Un grande progetto turistico che mira a riscattare una delle regioni più povere del Messico. Si chiamerà “Treno Maya”, un treno elettrico al 40% che correrà per 1.554 km con l’obiettivo di collegare siti archeologici a grandi hotel e lussuosi resort. Un progetto fortemente voluto dal presidente Andrés Manuel Lòpez Obrador che lo ha lanciato appena entrato in carica nel 2018, convinto che stimolerà il turismo negli stati che attraverserà: Chiapas, Tabasco, Campeche, Yucatan e Quintana Roo.
Nella regione di 13 milioni di abitanti la povertà è in media del 50 per cento, e in Chiapas raggiunge il 75 per cento.

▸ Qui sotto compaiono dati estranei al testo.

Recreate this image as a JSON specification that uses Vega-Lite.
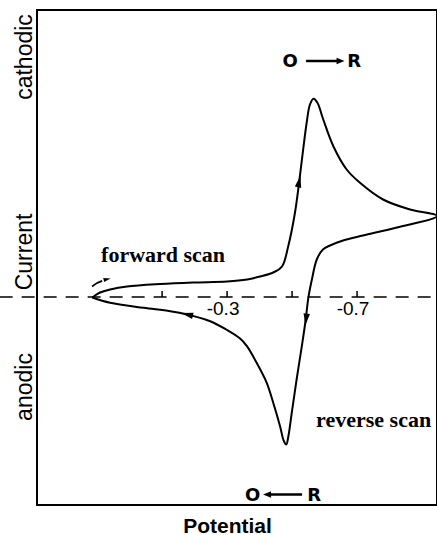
{
  "$schema": "https://vega.github.io/schema/vega-lite/v6.json",
  "width": 400,
  "height": 495,
  "autosize": {"type": "none"},
  "padding": {"left": 37, "top": 10, "right": 0, "bottom": 30},
  "background": "white",
  "config": {
    "view": {"stroke": "black", "strokeWidth": 2},
    "font": "Liberation Sans",
    "axis": {"grid": false, "ticks": false, "domain": false}
  },
  "datasets": {
    "curve": [
      {"i": 0, "P": 0.115, "C": -0.05},
      {"i": 1, "P": 0.091, "C": 0.45},
      {"i": 2, "P": 0.06, "C": 0.75},
      {"i": 3, "P": 0.008, "C": 1.05},
      {"i": 4, "P": -0.094, "C": 1.3},
      {"i": 5, "P": -0.195, "C": 1.45},
      {"i": 6, "P": -0.3, "C": 1.55},
      {"i": 7, "P": -0.362, "C": 1.75},
      {"i": 8, "P": -0.402, "C": 2.05},
      {"i": 9, "P": -0.442, "C": 2.45},
      {"i": 10, "P": -0.469, "C": 3.05},
      {"i": 11, "P": -0.488, "C": 5.05},
      {"i": 12, "P": -0.509, "C": 8.45},
      {"i": 13, "P": -0.522, "C": 11.55},
      {"i": 14, "P": -0.533, "C": 14.45},
      {"i": 15, "P": -0.545, "C": 17.45},
      {"i": 16, "P": -0.555, "C": 19.25},
      {"i": 17, "P": -0.566, "C": 19.82},
      {"i": 18, "P": -0.578, "C": 19.42},
      {"i": 19, "P": -0.596, "C": 17.75},
      {"i": 20, "P": -0.627, "C": 15.08},
      {"i": 21, "P": -0.668, "C": 12.75},
      {"i": 22, "P": -0.709, "C": 11.42},
      {"i": 23, "P": -0.78, "C": 9.75},
      {"i": 24, "P": -0.863, "C": 8.75},
      {"i": 25, "P": -0.946, "C": 8.1},
      {"i": 26, "P": -0.823, "C": 6.95},
      {"i": 27, "P": -0.718, "C": 6.15},
      {"i": 28, "P": -0.657, "C": 5.65},
      {"i": 29, "P": -0.617, "C": 5.15},
      {"i": 30, "P": -0.595, "C": 4.75},
      {"i": 31, "P": -0.576, "C": 3.75},
      {"i": 32, "P": -0.561, "C": 1.75},
      {"i": 33, "P": -0.55, "C": -0.08},
      {"i": 34, "P": -0.542, "C": -2.25},
      {"i": 35, "P": -0.53, "C": -4.92},
      {"i": 36, "P": -0.514, "C": -8.25},
      {"i": 37, "P": -0.499, "C": -11.58},
      {"i": 38, "P": -0.489, "C": -13.85},
      {"i": 39, "P": -0.482, "C": -14.75},
      {"i": 40, "P": -0.474, "C": -14.35},
      {"i": 41, "P": -0.463, "C": -12.92},
      {"i": 42, "P": -0.442, "C": -10.58},
      {"i": 43, "P": -0.422, "C": -8.58},
      {"i": 44, "P": -0.391, "C": -6.58},
      {"i": 45, "P": -0.361, "C": -4.92},
      {"i": 46, "P": -0.34, "C": -4.15},
      {"i": 47, "P": -0.297, "C": -3.25},
      {"i": 48, "P": -0.248, "C": -2.42},
      {"i": 49, "P": -0.177, "C": -1.75},
      {"i": 50, "P": -0.125, "C": -1.42},
      {"i": 51, "P": -0.043, "C": -1.08},
      {"i": 52, "P": 0.06, "C": -0.58},
      {"i": 53, "P": 0.115, "C": -0.05}
    ],
    "startArrow": [
      {"i": 0, "P": 0.1154, "C": 1.05},
      {"i": 1, "P": 0.1, "C": 1.4},
      {"i": 2, "P": 0.0846, "C": 1.62}
    ],
    "zeroLine": [
      {"P": 0.4, "P2": -0.946, "C": 0}
    ],
    "ticks": [
      {"P": -0.1, "C": 0}, {"P": -0.3, "C": 0}, {"P": -0.5, "C": 0}, {"P": -0.7, "C": 0}
    ],
    "tickLabels": [
      {"P": -0.3, "C": 0, "label": "-0.3"},
      {"P": -0.7, "C": 0, "label": "-0.7"}
    ],
    "scanLabels": [
      {"P": -0.103, "C": 3.55, "label": "forward scan"},
      {"P": -0.751, "C": -12.95, "label": "reverse scan"}
    ],
    "species": [
      {"P": -0.4938, "C": 23.48, "label": "O"},
      {"P": -0.6908, "C": 23.48, "label": "R"},
      {"P": -0.3785, "C": -19.87, "label": "O"},
      {"P": -0.5677, "C": -19.87, "label": "R"}
    ],
    "reactionArrows": [
      {"P": -0.5431, "P2": -0.6415, "C": 23.6},
      {"P": -0.4231, "P2": -0.5308, "C": -19.75}
    ]
  },
  "encoding": {
    "x": {
      "field": "P",
      "type": "quantitative",
      "scale": {"domain": [-0.946, 0.285], "reverse": true, "nice": false, "zero": false},
      "axis": {
        "title": "Potential",
        "labels": false,
        "ticks": false,
        "domain": false,
        "grid": false,
        "titleFont": "Liberation Sans",
        "titleFontSize": 21,
        "titleFontWeight": "bold",
        "titleColor": "black",
        "titlePadding": 10,
        "titleX": 190
      }
    },
    "y": {
      "field": "C",
      "type": "quantitative",
      "scale": {"domain": [-20.8, 28.7], "nice": false, "zero": false},
      "axis": {
        "title": null,
        "values": [24.05, 4.55, -8.95],
        "labelExpr": "datum.value > 20 ? 'cathodic' : (datum.value > 0 ? 'Current' : 'anodic')",
        "labelAngle": -90,
        "labelAlign": "center",
        "labelBaseline": "alphabetic",
        "labelPadding": 6,
        "labelFont": "Liberation Sans",
        "labelFontSize": 23,
        "labelColor": "black",
        "labelOverlap": false,
        "labelFlush": false,
        "ticks": false,
        "domain": false,
        "grid": false
      }
    }
  },
  "layer": [
    {
      "data": {"name": "zeroLine"},
      "mark": {"type": "rule", "strokeDash": [13, 9], "strokeWidth": 1.5, "color": "black"},
      "encoding": {"x2": {"field": "P2"}}
    },
    {
      "data": {"name": "ticks"},
      "mark": {"type": "tick", "orient": "vertical", "size": 6, "thickness": 1.5, "yOffset": -3, "color": "black", "opacity": 1}
    },
    {
      "data": {"name": "tickLabels"},
      "mark": {"type": "text", "fontSize": 19, "dx": -4, "dy": 18, "baseline": "alphabetic", "align": "center", "color": "black", "font": "Liberation Sans"},
      "encoding": {"text": {"field": "label"}}
    },
    {
      "data": {"name": "curve"},
      "mark": {"type": "line", "strokeWidth": 2, "color": "black", "interpolate": "catmull-rom"},
      "encoding": {"order": {"field": "i", "type": "quantitative"}}
    },
    {
      "data": {"name": "startArrow"},
      "mark": {"type": "line", "strokeWidth": 1.8, "color": "black", "interpolate": "catmull-rom"},
      "encoding": {"order": {"field": "i", "type": "quantitative"}}
    },
    {
      "data": {"values": [{"P": 0.0692, "C": 1.77}]},
      "mark": {"type": "point", "filled": true, "opacity": 1, "color": "black", "shape": "M0,-1L0.6,1L-0.6,1Z", "size": 50, "angle": 78}
    },
    {
      "data": {"values": [{"P": -0.522, "C": 11.55}]},
      "mark": {"type": "point", "filled": true, "opacity": 1, "color": "black", "shape": "M0,-1L0.55,1L-0.55,1Z", "size": 140, "angle": 12}
    },
    {
      "data": {"values": [{"P": -0.543, "C": -2.25}]},
      "mark": {"type": "point", "filled": true, "opacity": 1, "color": "black", "shape": "M0,-1L0.55,1L-0.55,1Z", "size": 140, "angle": 187}
    },
    {
      "data": {"values": [{"P": -0.177, "C": -1.75}]},
      "mark": {"type": "point", "filled": true, "opacity": 1, "color": "black", "shape": "M0,-1L0.55,1L-0.55,1Z", "size": 140, "angle": -76}
    },
    {
      "data": {"name": "reactionArrows"},
      "mark": {"type": "rule", "strokeWidth": 2.5, "color": "black"},
      "encoding": {"x2": {"field": "P2"}}
    },
    {
      "data": {"values": [{"P": -0.6492, "C": 23.6}]},
      "mark": {"type": "point", "filled": true, "opacity": 1, "color": "black", "shape": "M0,-1L0.8,1L-0.8,1Z", "size": 64, "angle": 90}
    },
    {
      "data": {"values": [{"P": -0.4231, "C": -19.75}]},
      "mark": {"type": "point", "filled": true, "opacity": 1, "color": "black", "shape": "M0,-1L0.8,1L-0.8,1Z", "size": 64, "angle": -90}
    },
    {
      "data": {"name": "scanLabels"},
      "mark": {"type": "text", "font": "Liberation Serif", "fontWeight": "bold", "fontSize": 22, "align": "center", "baseline": "alphabetic", "color": "black"},
      "encoding": {"text": {"field": "label"}}
    },
    {
      "data": {"name": "species"},
      "mark": {"type": "text", "font": "DejaVu Sans", "fontWeight": "bold", "fontSize": 18, "align": "center", "baseline": "middle", "color": "black"},
      "encoding": {"text": {"field": "label"}}
    }
  ]
}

E’ una zona ricca di attrazioni, tra antichi villaggi Maya e piramidi, tutte però lontane dalle città e il trasporto è scarso e complicato. Il presidente sta investendo circa 10 miliardi di dollari per questo treno che però è osteggiato da molti, ambientalisti, indigeni, oppositori del governo. E da tanti abitanti che vedono minacciate le proprie abitazioni.
“Non mi piace chiamare il progetto Treno Maya perché non c’è niente di Maya – dice Guadalupe Gutierrez Caceres, residente di Campeche – è un progetto etnocida, ecocida, questo famoso trenino ci è stato imposto in modo estremamente doloroso perché da quando è arrivato due anni fa siamo dovuti partire, è un oltraggio”. Ci sono già 25 ricorsi legali che denunciano violazioni dei diritti ambientali e abitativi. Il Fondo Nazionale per lo Sviluppo del Turismo (Fonatur), responsabile del progetto, ha già cambiato il percorso: il treno non passerà più per il centro della città coloniale di Guadalupe, patrimonio dell’umanità, ma per la periferia.
Altri sono favorevoli. “E’ triste che sia sempre lo stesso problema, tutti i progetti da Campeche, a Villahermosa, da Tabasco allo Yucatan o Quintana Roo… quando ci danno un’opportunità finanziaria come questa del treno non la sfruttiamo”. E di fronte agli ostacoli legali, a novembre Lòpez Obrador ha dichiarato i suoi mega-progetti di “sicurezza nazionale”; in questo modo sarà difficile ostacolarli.